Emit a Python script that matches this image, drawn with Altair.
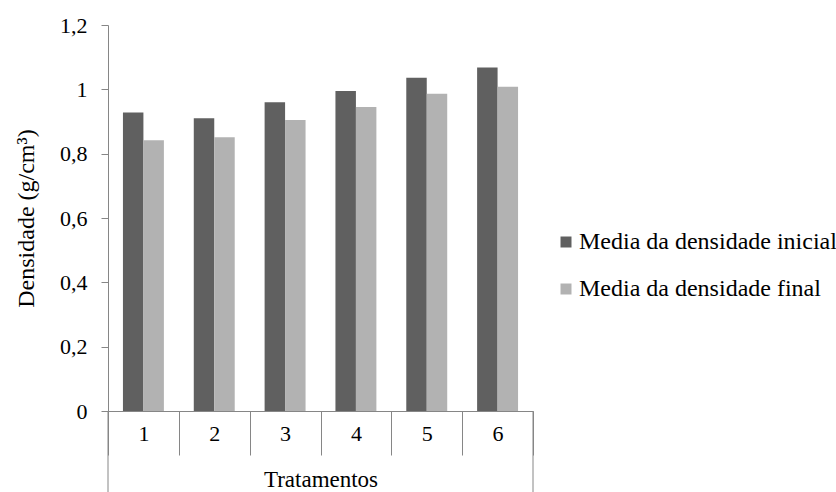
import altair as alt
import pandas as pd

tratamentos = ["1", "2", "3", "4", "5", "6"]
series_names = ["Media da densidade inicial", "Media da densidade final"]
inicial = [0.928, 0.910, 0.960, 0.995, 1.036, 1.068]
final = [0.842, 0.851, 0.905, 0.945, 0.986, 1.008]
y_ticks = [0, 0.2, 0.4, 0.6, 0.8, 1.0, 1.2]

rows = []
for t, a, b in zip(tratamentos, inicial, final):
    rows.append({"trat": t, "serie": series_names[0], "valor": a})
    rows.append({"trat": t, "serie": series_names[1], "valor": b})
df = pd.DataFrame(rows)

FONT = "Liberation Serif"
AXC = "#868686"
W, H = 425, 386

xscale = alt.Scale(domain=tratamentos, paddingInner=0, paddingOuter=0)

bars = alt.Chart(df).mark_bar().encode(
    x=alt.X("trat:N", scale=xscale, sort=tratamentos,
            axis=alt.Axis(title="Tratamentos", labelAngle=0, tickBand="extent",
                          tickSize=44, tickColor=AXC, domainColor=AXC,
                          labelPadding=-22, labelBaseline="middle",
                          labelFont=FONT, labelFontSize=22, labelColor="black",
                          titleFont=FONT, titleFontSize=23, titleFontWeight="normal",
                          titleColor="black", titlePadding=13)),
    xOffset=alt.XOffset("serie:N", sort=series_names,
                        scale=alt.Scale(paddingInner=0, paddingOuter=0.73)),
    y=alt.Y("valor:Q", scale=alt.Scale(domain=[0, 1.2], nice=False),
            axis=alt.Axis(title="Densidade (g/cm³)", values=y_ticks,
                          labelExpr="replace(format(datum.value, '~g'), '.', ',')",
                          grid=False, tickSize=7, tickColor=AXC, domainColor=AXC,
                          labelPadding=14, labelFont=FONT, labelFontSize=22,
                          labelColor="black", titleFont=FONT, titleFontSize=24,
                          titleFontWeight="normal", titleColor="black",
                          titlePadding=21)),
    color=alt.Color("serie:N", sort=series_names,
                    scale=alt.Scale(domain=series_names, range=["#606060", "#b2b2b2"]),
                    legend=alt.Legend(title=None, orient="none", legendX=446, legendY=205,
                                      symbolType="square", symbolSize=121,
                                      symbolStrokeWidth=0, labelFont=FONT,
                                      labelFontSize=24, labelColor="black",
                                      labelOffset=1, rowPadding=23, labelLimit=400)),
)

left_edge = alt.Chart(pd.DataFrame({"trat": [tratamentos[0]]})).mark_rule(color=AXC).encode(
    x=alt.X("trat:N", scale=xscale, bandPosition=0),
    y=alt.value(H), y2=alt.value(H + 81),
)
right_edge = alt.Chart(pd.DataFrame({"trat": [tratamentos[-1]]})).mark_rule(color=AXC).encode(
    x=alt.X("trat:N", scale=xscale, bandPosition=1),
    y=alt.value(H), y2=alt.value(H + 81),
)

chart = alt.layer(bars, left_edge, right_edge).properties(
    width=W, height=H,
    autosize=alt.AutoSizeParams(type="none"),
    padding={"left": 108, "top": 25, "right": 303, "bottom": 81},
    background="white",
).configure(font=FONT).configure_view(stroke=None).configure_axis(
    labelFont=FONT, titleFont=FONT
).configure_legend(labelFont=FONT)

chart.save("out.html", embed_options={"renderer": "svg", "actions": False})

-- Written instruction --
Leave out the pictures and restate, word for word, the lines from the top of the data through the line containing "alt.Scale(domain=tratamentos, paddingInner=0, paddingOuter=0)", both included.

-- Answer below --
Emit a Python script that matches this image, drawn with Altair.
import altair as alt
import pandas as pd

tratamentos = ["1", "2", "3", "4", "5", "6"]
series_names = ["Media da densidade inicial", "Media da densidade final"]
inicial = [0.928, 0.910, 0.960, 0.995, 1.036, 1.068]
final = [0.842, 0.851, 0.905, 0.945, 0.986, 1.008]
y_ticks = [0, 0.2, 0.4, 0.6, 0.8, 1.0, 1.2]

rows = []
for t, a, b in zip(tratamentos, inicial, final):
    rows.append({"trat": t, "serie": series_names[0], "valor": a})
    rows.append({"trat": t, "serie": series_names[1], "valor": b})
df = pd.DataFrame(rows)

FONT = "Liberation Serif"
AXC = "#868686"
W, H = 425, 386

xscale = alt.Scale(domain=tratamentos, paddingInner=0, paddingOuter=0)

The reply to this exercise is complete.